Reputation: 55
I noticed a weird side-effect in pyparsing:
When using .ignore() on a superset of a parser, parseString(... , parseAll = True) stops examining the whole string at the comment symbol. Better explained by code below.
How do I fix that without using stringEnd?
example:
def test():
import pyparsing as p
unquoted_exclude = "\\\"" + "':/|<>,;#"
unquoted_chars = ''.join(set(p.printables) - set(unquoted_exclude))
unquotedkey = p.Word(unquoted_chars)
more = p.OneOrMore(unquotedkey)
more.ignore("#" + p.restOfLine)
# ^^ "more" should ignore comments, but not "unquotedkey" !!

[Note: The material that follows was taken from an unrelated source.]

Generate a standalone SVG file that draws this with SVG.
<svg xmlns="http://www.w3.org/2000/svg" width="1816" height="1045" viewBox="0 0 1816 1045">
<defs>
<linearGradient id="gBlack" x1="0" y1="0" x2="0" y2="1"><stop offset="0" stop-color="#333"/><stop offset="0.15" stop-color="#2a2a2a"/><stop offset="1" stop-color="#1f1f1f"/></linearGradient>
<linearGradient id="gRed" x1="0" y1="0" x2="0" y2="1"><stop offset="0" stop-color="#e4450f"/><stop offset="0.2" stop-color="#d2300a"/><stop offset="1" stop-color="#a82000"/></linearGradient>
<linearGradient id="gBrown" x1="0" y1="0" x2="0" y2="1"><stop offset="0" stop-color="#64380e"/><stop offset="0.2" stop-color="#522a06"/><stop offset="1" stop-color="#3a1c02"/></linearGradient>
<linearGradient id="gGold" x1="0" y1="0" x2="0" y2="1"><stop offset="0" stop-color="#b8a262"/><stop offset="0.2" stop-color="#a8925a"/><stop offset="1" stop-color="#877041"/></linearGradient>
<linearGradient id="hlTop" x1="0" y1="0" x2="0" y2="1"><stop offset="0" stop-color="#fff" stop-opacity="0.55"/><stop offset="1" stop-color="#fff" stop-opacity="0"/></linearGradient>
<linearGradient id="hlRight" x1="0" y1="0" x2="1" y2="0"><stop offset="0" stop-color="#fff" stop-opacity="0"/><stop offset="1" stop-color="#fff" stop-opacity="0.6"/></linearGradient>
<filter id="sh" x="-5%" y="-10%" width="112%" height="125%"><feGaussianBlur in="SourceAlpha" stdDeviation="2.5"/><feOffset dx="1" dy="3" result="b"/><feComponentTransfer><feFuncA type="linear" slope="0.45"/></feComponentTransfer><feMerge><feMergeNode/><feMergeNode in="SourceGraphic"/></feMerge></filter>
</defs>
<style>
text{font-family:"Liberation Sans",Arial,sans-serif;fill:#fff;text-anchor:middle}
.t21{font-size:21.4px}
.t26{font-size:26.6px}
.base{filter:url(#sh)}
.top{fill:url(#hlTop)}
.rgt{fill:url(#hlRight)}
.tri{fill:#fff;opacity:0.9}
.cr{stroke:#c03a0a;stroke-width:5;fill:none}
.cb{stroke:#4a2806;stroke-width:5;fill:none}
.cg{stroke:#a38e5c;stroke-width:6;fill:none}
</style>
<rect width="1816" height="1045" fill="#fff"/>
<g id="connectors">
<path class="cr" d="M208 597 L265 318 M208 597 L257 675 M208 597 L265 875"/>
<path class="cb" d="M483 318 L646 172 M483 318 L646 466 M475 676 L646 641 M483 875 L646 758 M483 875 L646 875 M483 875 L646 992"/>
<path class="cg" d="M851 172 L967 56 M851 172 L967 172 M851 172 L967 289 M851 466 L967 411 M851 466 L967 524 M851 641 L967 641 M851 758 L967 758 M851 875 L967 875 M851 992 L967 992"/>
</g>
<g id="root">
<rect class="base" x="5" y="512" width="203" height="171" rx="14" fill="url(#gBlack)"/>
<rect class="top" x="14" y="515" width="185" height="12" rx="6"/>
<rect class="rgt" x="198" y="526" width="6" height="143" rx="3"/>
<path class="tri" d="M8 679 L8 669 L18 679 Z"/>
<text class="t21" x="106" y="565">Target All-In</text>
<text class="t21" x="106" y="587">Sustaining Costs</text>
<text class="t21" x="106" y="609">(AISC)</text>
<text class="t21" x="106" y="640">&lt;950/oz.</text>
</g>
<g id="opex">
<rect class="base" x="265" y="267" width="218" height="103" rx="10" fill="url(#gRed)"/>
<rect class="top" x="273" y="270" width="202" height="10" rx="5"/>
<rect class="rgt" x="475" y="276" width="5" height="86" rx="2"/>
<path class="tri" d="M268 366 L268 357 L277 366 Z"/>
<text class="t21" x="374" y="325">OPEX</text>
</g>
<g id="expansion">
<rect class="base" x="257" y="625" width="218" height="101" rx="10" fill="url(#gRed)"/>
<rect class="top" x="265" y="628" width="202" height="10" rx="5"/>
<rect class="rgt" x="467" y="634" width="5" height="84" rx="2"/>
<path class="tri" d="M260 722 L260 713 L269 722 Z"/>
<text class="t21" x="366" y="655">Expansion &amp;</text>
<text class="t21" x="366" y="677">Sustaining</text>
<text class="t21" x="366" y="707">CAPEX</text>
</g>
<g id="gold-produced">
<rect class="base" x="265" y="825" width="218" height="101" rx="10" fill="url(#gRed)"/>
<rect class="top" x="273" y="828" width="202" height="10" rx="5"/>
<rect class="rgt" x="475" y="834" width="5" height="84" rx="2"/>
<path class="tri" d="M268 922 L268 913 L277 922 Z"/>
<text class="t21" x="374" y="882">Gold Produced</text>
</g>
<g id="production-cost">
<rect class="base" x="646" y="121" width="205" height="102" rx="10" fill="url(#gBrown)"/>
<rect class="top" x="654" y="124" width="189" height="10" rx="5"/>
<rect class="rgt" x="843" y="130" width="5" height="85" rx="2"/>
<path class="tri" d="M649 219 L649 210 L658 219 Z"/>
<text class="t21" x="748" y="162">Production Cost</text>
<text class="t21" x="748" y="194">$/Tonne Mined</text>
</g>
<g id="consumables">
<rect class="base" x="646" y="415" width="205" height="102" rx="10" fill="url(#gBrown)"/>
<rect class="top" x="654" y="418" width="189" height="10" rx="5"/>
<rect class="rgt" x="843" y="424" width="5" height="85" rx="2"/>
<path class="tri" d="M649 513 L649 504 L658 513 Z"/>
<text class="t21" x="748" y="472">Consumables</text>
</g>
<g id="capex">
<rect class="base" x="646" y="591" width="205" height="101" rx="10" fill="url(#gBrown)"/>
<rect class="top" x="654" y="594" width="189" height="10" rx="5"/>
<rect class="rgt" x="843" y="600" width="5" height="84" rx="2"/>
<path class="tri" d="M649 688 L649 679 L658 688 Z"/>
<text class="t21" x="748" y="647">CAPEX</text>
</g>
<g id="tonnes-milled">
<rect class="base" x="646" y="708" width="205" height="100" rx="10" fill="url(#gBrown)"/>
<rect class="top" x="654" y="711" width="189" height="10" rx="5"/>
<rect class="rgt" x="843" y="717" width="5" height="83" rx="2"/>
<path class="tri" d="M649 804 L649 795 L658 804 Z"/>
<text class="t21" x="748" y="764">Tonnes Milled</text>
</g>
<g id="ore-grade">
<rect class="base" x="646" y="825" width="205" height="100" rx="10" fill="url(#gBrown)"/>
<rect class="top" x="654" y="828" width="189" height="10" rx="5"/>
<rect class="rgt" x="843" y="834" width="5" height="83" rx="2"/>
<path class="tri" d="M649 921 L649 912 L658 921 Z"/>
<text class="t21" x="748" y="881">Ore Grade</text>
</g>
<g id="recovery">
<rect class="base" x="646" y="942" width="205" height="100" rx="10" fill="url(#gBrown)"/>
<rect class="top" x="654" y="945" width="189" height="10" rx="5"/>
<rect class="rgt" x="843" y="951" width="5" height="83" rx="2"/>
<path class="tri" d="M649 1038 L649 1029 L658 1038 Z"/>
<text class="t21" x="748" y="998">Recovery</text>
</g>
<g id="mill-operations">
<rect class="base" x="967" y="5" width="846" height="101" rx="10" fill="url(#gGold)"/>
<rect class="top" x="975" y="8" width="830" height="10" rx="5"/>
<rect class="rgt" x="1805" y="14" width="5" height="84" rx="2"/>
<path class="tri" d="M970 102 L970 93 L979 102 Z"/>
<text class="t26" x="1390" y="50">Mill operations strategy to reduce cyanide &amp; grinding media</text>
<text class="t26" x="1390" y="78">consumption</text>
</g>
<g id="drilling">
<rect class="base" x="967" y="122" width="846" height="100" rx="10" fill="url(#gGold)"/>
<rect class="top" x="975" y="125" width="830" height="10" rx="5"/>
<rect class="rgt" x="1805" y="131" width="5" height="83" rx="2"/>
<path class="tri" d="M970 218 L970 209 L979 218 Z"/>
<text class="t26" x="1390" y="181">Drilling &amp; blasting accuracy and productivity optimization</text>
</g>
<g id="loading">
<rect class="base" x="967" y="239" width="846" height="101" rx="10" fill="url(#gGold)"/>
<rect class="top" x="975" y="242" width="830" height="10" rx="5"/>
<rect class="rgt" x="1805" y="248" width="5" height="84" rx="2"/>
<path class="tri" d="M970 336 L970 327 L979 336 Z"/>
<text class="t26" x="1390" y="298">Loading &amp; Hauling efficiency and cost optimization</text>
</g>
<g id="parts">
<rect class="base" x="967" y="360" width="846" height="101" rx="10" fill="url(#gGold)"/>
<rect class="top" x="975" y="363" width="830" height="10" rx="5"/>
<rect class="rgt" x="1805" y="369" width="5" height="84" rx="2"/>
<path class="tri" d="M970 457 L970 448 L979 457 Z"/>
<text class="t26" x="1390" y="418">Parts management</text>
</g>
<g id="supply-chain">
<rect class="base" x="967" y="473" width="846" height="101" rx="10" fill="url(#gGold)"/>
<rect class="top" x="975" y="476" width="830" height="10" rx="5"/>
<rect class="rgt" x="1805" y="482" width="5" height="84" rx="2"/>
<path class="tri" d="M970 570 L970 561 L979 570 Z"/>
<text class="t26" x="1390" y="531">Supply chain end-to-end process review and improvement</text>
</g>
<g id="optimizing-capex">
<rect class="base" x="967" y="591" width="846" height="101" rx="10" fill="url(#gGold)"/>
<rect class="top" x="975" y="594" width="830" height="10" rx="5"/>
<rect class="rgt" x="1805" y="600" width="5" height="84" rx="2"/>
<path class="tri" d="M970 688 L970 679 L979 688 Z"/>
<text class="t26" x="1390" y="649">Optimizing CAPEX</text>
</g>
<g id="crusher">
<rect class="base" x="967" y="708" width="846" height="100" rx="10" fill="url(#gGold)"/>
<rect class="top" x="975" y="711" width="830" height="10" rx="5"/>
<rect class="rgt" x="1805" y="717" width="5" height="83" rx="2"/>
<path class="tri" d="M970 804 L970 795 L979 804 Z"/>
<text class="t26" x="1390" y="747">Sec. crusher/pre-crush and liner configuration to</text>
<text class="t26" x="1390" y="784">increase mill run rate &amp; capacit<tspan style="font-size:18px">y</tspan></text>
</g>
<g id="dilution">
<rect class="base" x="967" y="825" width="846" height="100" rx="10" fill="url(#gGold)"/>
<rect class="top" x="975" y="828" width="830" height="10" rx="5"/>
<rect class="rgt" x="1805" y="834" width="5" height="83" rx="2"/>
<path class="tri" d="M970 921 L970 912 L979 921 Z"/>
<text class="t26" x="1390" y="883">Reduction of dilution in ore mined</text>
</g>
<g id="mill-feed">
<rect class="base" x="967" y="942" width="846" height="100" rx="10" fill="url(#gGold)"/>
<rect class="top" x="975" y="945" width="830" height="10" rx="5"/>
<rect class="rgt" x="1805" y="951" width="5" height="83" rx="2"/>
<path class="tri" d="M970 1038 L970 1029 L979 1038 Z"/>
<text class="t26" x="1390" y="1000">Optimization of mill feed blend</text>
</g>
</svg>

def parse(parser, input_, parseAll=True):
try:
print input_
print parser.parseString(input_, parseAll).asList()
except Exception as err:
print err
parse(unquotedkey, "abc#d")
parse(unquotedkey, "abc|d")
withstringend = unquotedkey + p.stringEnd
parse(withstringend, "abc#d", False)
parse(withstringend, "abc|d", False)
Output:
abc#d ['abc'] <--- should throw an exception but does not abc|d Expected end of text (at char 3), (line:1, col:4) abc#d Expected stringEnd (at char 3), (line:1, col:4) abc|d Expected stringEnd (at char 3), (line:1, col:4)
Upvotes: 4
Views: 2773
Reputation: 63709
To compare apples to apples, you should also add this line after defining withstringend
:
withstringend.ignore('#' + p.restOfLine)
I think you'll see it has the same behavior as your test of parsing with unquotedKey
.
The purpose of ignore
is to ignore a construct anywhere within a parsed input text, not just at the topmost level. For example, in a C program, you don't just ignore comments between statements:
/* add one to x */
x ++;
You also have to ignore comments that might appear anywhere:
x /* this is a post-increment
so it really won't add 1 to x until after the
statement executes */ ++
/* and this is the trailing semicolon
for the previous statement -> */;
Or perhaps a little less contrived:
for (x = ptr; /* start at ptr */
*x; /* keep going as long as we point to non-zero */
x++ /* add one to x */ )
So to support this, ignore()
is implemented to recurse through the entire defined parser and update the list of ignorable expressions on every sub parser in the overall parser, so that ignorables are skipped over at every level of the overall parser. The alternative would be sprinkle calls to ignore
all over your parser definition, and constantly try to chase down those that were accidentally skipped over.
So in your first case, when you did:
more = p.OneOrMore(unquotedKey)
more.ignore('#' + p.restOfline)
you also updated the ignorables for unquotedKey
. If you want to isolate unquotedKey
so that it does not get this side-effect, then define more
using:
more = p.OneOrMore(unquotedKey.copy())
One other point - your definition of an unquoted key by defining a key as "everything in printables except for these special characters". The technique you use was good up until version 1.5.6, when the excludeChars
argument was added to the Word class. Now you don't have to mess around building the list of only the allowed characters, you can have Word do the work. Try:
unquotedKey = p.Word(p.printables,
excludeChars = r'\"' + "':/|<>,;#")
Upvotes: 4